— Prompt —
Only the lines from the one containing "Clone this chart" through the one containing "ReferenceArea, Legend, Label" are to be copied, exactly and with both ends kept.
== Source data
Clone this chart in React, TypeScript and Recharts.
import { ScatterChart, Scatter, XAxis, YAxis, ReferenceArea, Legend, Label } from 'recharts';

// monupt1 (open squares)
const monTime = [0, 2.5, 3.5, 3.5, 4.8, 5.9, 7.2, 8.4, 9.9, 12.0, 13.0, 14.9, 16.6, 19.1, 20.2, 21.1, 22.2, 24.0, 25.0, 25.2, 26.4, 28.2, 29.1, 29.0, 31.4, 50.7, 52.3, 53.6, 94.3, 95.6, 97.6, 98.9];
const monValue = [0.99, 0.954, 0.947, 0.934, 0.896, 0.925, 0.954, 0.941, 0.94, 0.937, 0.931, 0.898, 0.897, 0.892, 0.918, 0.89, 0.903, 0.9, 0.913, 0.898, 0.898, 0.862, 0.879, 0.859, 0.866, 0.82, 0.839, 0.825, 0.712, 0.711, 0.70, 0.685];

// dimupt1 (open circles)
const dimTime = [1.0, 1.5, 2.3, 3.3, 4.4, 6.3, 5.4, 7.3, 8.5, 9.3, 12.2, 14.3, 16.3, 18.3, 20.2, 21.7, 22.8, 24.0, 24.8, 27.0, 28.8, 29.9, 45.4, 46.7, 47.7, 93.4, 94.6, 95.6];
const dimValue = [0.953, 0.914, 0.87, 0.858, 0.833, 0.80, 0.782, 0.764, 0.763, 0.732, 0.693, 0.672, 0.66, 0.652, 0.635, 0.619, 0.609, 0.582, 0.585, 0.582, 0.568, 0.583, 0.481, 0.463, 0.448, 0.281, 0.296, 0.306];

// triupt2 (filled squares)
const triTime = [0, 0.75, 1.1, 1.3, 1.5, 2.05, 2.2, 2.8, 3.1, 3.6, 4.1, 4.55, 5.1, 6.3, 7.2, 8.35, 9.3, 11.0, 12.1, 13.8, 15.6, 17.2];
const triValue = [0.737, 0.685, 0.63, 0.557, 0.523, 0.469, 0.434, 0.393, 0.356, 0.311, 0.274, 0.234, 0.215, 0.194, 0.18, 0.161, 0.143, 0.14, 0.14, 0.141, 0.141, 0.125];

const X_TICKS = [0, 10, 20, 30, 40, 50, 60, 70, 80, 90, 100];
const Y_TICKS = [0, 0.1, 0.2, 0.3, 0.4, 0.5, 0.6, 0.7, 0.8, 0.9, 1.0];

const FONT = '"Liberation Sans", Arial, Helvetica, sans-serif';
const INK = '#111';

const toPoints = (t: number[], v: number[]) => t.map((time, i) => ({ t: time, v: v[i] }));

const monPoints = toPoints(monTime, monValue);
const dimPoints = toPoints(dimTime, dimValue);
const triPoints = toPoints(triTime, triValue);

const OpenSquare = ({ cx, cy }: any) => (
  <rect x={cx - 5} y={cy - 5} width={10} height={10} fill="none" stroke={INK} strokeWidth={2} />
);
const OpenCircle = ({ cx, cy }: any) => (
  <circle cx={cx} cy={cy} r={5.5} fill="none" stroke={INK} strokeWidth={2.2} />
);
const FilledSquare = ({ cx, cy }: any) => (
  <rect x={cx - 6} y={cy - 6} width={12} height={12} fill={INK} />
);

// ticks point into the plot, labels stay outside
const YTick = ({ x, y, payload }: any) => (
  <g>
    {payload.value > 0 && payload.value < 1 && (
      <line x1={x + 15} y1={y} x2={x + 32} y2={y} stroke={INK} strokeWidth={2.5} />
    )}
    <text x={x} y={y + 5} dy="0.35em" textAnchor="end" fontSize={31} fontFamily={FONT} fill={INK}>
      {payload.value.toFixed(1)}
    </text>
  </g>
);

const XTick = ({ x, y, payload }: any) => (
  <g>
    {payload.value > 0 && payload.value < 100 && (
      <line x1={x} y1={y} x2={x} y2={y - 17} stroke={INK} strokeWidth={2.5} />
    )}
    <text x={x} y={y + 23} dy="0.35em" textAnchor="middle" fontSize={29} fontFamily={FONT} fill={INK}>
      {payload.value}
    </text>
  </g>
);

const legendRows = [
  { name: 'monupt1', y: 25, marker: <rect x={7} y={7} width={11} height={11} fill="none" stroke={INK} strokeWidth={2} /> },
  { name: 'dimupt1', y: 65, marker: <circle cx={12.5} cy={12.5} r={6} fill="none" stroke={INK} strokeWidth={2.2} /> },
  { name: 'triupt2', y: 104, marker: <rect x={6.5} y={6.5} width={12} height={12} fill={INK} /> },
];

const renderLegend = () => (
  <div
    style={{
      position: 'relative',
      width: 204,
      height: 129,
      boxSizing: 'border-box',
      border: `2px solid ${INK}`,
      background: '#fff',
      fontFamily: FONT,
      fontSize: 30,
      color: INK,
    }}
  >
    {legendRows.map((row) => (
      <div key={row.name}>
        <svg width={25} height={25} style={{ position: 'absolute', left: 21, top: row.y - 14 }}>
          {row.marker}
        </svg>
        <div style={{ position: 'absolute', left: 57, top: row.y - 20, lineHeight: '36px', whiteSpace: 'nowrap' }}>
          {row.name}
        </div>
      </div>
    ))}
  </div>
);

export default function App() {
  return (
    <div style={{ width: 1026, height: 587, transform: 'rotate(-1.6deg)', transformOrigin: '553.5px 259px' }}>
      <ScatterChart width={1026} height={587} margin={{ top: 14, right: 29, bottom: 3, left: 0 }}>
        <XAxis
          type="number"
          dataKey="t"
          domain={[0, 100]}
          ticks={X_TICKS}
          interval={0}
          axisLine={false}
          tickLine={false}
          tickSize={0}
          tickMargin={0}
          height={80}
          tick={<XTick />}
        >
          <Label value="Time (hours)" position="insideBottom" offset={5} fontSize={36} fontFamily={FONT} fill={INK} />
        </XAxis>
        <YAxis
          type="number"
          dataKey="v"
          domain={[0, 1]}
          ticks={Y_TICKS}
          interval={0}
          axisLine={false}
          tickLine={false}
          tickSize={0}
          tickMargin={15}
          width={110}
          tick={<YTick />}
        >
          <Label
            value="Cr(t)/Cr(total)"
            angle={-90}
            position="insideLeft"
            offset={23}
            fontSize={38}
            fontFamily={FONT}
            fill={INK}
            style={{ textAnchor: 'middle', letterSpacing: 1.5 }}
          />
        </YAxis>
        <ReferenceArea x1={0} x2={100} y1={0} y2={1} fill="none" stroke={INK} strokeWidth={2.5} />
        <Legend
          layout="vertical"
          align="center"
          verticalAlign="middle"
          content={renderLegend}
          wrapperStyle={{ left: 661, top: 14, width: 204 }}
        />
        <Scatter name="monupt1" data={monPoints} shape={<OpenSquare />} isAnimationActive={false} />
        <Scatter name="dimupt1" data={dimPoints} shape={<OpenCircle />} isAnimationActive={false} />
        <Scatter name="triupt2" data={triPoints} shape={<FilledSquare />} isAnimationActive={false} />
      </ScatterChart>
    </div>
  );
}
====
== Source data
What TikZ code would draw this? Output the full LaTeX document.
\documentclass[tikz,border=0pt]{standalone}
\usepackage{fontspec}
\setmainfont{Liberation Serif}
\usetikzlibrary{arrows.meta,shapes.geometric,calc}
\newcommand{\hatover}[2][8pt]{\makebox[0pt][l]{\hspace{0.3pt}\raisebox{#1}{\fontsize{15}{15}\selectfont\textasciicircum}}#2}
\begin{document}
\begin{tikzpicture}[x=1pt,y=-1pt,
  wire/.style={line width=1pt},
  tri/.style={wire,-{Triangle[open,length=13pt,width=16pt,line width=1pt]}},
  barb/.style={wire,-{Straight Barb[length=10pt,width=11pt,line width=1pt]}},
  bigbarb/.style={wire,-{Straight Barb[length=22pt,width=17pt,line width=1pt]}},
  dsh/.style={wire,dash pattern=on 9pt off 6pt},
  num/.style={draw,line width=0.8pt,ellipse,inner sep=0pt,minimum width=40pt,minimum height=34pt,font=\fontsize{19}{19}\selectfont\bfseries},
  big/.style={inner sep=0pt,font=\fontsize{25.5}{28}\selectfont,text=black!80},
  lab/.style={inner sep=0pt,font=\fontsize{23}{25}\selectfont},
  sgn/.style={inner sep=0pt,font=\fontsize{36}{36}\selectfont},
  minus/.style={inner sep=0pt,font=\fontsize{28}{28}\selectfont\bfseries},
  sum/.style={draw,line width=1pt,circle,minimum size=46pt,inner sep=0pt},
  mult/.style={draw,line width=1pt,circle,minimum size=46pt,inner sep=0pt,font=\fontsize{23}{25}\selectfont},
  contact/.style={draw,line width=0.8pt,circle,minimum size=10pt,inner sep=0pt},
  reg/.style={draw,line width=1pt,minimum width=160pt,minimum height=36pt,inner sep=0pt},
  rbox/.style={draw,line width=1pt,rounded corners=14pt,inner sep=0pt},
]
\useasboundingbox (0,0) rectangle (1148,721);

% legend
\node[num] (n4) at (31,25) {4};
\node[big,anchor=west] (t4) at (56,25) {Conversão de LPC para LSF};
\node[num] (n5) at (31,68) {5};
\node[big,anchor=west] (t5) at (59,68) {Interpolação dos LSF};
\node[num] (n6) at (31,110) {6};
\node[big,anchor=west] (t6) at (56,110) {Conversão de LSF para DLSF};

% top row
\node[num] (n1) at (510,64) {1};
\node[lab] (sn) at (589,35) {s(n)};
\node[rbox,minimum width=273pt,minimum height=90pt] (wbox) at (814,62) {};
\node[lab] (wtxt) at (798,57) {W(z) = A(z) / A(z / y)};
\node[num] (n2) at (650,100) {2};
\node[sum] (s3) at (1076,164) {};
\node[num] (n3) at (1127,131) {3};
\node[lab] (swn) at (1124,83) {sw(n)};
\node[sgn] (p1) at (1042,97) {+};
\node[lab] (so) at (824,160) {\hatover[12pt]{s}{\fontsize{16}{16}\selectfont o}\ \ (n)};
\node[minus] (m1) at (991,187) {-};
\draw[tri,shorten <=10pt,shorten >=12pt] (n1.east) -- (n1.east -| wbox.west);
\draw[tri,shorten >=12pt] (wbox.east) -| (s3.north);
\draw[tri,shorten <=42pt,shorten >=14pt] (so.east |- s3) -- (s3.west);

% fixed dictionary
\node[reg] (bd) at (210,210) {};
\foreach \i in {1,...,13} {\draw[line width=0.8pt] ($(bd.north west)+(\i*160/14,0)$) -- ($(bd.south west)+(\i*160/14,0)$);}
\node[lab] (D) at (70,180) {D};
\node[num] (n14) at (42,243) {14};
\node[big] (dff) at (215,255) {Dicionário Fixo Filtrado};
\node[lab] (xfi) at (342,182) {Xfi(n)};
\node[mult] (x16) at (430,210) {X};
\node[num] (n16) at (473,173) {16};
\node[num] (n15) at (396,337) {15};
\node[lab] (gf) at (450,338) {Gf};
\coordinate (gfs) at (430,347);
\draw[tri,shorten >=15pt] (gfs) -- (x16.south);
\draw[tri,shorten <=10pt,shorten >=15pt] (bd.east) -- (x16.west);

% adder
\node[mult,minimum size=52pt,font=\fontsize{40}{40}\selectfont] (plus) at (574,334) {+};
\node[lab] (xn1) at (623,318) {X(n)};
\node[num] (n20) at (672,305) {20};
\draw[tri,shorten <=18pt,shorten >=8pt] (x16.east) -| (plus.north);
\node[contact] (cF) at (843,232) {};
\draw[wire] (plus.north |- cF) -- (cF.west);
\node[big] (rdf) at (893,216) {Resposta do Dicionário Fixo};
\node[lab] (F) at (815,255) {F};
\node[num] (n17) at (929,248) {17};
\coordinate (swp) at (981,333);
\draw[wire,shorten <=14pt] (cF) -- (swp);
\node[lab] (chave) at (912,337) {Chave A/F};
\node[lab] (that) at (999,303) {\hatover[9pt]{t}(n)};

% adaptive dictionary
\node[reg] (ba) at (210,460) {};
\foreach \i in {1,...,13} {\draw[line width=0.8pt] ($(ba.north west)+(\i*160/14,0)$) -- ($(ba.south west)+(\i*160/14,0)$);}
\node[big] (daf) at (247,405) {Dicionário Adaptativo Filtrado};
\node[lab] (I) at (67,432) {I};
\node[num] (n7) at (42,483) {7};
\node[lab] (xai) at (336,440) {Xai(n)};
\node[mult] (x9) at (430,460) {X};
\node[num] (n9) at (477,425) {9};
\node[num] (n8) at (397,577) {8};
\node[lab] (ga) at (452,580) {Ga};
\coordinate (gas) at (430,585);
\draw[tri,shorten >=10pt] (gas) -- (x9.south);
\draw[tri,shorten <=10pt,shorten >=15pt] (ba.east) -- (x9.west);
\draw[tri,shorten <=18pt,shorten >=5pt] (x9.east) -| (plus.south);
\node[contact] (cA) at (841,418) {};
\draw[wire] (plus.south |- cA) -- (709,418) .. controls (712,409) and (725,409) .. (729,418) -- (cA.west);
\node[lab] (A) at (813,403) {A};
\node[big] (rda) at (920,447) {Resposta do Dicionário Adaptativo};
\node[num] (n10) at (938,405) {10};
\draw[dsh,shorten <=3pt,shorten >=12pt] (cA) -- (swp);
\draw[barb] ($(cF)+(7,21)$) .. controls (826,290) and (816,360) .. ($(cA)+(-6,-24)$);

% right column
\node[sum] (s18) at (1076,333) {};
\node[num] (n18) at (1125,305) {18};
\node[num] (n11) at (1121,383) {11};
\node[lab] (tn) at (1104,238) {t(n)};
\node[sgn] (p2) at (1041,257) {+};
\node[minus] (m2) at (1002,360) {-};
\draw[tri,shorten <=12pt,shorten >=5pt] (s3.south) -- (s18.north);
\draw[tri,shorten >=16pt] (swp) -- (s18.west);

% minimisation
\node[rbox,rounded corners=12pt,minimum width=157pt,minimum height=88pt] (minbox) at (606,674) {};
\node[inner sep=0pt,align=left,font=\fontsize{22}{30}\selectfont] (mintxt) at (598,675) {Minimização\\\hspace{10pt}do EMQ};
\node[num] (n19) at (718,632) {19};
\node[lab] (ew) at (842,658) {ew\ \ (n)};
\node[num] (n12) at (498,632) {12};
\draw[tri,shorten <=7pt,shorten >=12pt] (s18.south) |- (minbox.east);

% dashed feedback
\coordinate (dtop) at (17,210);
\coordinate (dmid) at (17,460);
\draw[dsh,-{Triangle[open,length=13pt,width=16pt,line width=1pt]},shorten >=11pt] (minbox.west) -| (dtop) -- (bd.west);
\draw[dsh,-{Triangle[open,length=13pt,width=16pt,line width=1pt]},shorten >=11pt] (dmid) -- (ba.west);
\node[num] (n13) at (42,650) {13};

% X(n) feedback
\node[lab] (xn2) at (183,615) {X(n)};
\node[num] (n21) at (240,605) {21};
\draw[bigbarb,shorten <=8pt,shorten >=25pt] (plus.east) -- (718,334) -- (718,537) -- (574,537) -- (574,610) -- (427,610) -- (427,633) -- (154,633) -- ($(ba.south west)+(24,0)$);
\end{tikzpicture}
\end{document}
====
— Written reply —
Clone this chart in React, TypeScript and Recharts.
import { ScatterChart, Scatter, XAxis, YAxis, ReferenceArea, Legend, Label } from 'recharts';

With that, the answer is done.